On 25 August 1809 Smith married Mary Wilson (granddaughter of Alexander Wilson and niece of Patrick Wilson) in 1809. Their children were:

- Archibald Smith of Jordanhill (1813–1872)
- Christina Laura Smith, married to Walter Buchanan of Shandon, M.P.
- Isabella Smith (1806–1897), married to Henry Gore-Booth
- Mary Joanna Guthrie Smith (-1840)
- Louisa Smith (-1863), married to William Hamilton of Minard Castle
- Sabina Douglas Clavering Smith, married to Rev. Robert Paisley, DD. of St. Nininans, co Stirling

His cousin was the insurance broker and philanthropist William Euing FRSE (1788–1874). His younger brother was William Smith of Carbeth Guthrie was Lord Provost of Glasgow from 1822 to 1824.

==Publications==
- The Voyage and Shipwreck of St Paul, with Dissertations on the Sources of the Writings of St.

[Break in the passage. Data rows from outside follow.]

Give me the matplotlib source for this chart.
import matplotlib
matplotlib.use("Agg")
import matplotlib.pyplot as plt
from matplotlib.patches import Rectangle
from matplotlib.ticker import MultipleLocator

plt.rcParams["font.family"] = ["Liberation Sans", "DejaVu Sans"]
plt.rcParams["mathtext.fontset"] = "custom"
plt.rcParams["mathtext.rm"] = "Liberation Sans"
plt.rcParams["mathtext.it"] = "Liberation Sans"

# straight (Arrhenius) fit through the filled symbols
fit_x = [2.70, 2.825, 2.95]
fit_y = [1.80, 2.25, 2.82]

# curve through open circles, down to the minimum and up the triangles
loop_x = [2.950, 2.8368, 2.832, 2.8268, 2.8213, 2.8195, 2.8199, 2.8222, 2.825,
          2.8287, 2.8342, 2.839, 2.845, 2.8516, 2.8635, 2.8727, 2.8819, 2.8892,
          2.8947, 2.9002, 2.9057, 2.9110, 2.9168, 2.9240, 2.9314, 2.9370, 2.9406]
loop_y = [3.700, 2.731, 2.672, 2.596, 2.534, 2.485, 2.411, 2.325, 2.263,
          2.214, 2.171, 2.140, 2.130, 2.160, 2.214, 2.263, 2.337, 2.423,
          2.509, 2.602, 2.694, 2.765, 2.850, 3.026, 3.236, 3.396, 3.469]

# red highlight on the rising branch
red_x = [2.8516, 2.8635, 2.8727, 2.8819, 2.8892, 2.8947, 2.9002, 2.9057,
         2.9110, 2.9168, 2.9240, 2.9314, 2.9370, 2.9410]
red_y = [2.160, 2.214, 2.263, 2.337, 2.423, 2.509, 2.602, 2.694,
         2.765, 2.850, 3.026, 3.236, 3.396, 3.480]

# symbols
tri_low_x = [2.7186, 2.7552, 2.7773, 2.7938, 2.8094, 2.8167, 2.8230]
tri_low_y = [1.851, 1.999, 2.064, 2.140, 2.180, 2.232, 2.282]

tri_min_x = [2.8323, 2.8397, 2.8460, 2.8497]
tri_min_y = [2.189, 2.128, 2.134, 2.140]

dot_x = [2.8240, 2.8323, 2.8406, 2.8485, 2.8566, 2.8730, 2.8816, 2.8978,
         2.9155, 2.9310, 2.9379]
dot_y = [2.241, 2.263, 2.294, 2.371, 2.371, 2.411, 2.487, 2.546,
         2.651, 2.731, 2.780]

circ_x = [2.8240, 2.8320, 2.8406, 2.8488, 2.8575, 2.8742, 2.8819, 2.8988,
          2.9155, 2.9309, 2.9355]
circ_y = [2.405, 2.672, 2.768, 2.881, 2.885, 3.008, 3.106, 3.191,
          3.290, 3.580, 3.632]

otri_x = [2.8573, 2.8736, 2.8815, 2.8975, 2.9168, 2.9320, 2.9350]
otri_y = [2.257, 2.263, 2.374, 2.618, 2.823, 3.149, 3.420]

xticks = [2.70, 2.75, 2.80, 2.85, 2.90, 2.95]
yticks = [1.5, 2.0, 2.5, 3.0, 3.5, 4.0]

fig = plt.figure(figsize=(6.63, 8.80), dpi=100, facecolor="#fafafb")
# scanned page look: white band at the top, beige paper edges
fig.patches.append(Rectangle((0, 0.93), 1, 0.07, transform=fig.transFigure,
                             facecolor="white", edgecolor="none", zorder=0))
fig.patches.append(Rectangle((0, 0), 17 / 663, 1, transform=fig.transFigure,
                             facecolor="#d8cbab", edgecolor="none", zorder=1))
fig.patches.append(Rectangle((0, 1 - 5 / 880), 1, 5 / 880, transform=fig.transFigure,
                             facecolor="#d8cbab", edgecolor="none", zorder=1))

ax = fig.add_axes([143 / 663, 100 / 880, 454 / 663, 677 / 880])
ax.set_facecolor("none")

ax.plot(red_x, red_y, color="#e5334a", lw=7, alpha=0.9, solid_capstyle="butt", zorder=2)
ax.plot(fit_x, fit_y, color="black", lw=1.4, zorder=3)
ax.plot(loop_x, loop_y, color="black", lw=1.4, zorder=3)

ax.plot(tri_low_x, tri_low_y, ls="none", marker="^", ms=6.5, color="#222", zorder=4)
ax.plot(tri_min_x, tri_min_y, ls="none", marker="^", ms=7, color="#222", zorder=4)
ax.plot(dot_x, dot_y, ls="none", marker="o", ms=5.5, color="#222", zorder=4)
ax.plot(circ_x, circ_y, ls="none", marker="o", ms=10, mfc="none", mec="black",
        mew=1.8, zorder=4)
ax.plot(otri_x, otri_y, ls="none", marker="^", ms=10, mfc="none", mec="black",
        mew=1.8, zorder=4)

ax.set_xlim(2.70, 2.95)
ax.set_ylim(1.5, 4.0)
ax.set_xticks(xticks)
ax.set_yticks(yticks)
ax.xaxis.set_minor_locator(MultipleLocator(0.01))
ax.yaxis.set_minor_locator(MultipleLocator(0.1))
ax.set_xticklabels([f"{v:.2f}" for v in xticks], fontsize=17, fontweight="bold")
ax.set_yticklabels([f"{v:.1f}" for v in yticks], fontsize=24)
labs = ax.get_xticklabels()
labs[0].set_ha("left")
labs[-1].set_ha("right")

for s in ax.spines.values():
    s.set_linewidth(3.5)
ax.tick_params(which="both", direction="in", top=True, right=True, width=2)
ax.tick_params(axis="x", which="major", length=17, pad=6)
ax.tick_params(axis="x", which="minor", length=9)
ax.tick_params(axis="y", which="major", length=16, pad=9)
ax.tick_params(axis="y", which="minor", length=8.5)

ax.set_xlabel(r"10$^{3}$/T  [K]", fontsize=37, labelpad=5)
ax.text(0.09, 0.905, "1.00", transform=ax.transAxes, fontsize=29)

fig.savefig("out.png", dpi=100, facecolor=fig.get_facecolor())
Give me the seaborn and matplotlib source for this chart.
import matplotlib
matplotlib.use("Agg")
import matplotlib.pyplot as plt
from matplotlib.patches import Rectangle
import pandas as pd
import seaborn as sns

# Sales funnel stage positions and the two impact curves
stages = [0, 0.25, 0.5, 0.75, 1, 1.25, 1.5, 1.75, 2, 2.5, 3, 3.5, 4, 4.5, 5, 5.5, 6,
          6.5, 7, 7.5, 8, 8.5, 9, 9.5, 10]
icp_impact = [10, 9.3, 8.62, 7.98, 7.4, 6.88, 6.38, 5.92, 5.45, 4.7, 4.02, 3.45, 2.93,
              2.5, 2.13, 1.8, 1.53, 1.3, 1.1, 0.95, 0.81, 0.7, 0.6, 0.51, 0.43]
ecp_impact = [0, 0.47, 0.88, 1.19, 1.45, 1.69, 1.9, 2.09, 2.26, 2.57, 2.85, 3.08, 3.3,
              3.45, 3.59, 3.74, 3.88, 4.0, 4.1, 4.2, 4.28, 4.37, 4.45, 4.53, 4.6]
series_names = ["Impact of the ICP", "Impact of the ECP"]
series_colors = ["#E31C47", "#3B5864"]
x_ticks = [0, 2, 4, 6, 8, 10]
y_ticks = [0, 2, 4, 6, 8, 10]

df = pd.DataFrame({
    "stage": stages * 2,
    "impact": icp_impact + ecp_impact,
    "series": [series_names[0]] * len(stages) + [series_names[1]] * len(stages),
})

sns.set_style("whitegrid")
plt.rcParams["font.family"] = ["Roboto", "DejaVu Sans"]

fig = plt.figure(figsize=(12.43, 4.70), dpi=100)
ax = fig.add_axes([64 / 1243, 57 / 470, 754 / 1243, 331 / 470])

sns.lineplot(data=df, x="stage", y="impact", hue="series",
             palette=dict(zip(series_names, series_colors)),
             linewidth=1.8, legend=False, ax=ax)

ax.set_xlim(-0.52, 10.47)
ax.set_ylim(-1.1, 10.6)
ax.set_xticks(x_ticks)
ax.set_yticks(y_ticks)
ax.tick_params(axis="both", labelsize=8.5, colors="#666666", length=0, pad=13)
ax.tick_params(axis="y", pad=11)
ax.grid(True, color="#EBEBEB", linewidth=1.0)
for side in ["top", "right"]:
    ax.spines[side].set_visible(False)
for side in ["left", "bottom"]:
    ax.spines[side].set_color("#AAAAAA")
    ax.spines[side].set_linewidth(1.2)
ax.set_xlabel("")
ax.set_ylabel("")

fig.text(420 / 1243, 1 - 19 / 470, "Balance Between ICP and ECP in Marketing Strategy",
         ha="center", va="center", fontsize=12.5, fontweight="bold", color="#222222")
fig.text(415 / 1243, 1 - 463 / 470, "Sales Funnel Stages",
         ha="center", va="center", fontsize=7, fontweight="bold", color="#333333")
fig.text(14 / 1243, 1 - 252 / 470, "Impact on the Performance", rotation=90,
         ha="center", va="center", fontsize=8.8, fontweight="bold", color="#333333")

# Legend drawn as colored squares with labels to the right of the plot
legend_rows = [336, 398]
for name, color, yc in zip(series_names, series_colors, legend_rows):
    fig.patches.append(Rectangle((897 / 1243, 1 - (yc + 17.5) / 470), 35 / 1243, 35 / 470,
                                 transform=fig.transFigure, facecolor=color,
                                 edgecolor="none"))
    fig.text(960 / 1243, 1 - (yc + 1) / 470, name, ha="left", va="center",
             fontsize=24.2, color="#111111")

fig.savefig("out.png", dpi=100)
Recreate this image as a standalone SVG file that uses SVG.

Luke, and the Ships and Navigation of the Antients (4 Editions, 1848–1880)
- Researches in New Pliocene and Post-Tertiary Geology (1862)
- Dissertations on the Life and Writings of St Luke
- The Ships and Navigation of the Ancients

==Trivia==
Smiths Court on Brunswick Street in Glasgow was named after the family.

Jordanhill House was acquired by Glasgow Corporation in 1911 for use a training college and demolished in 1961.

==Artistic recognition==
His portrait by Sir John Watson Gordon is held by the Trades House Museum in Glasgow.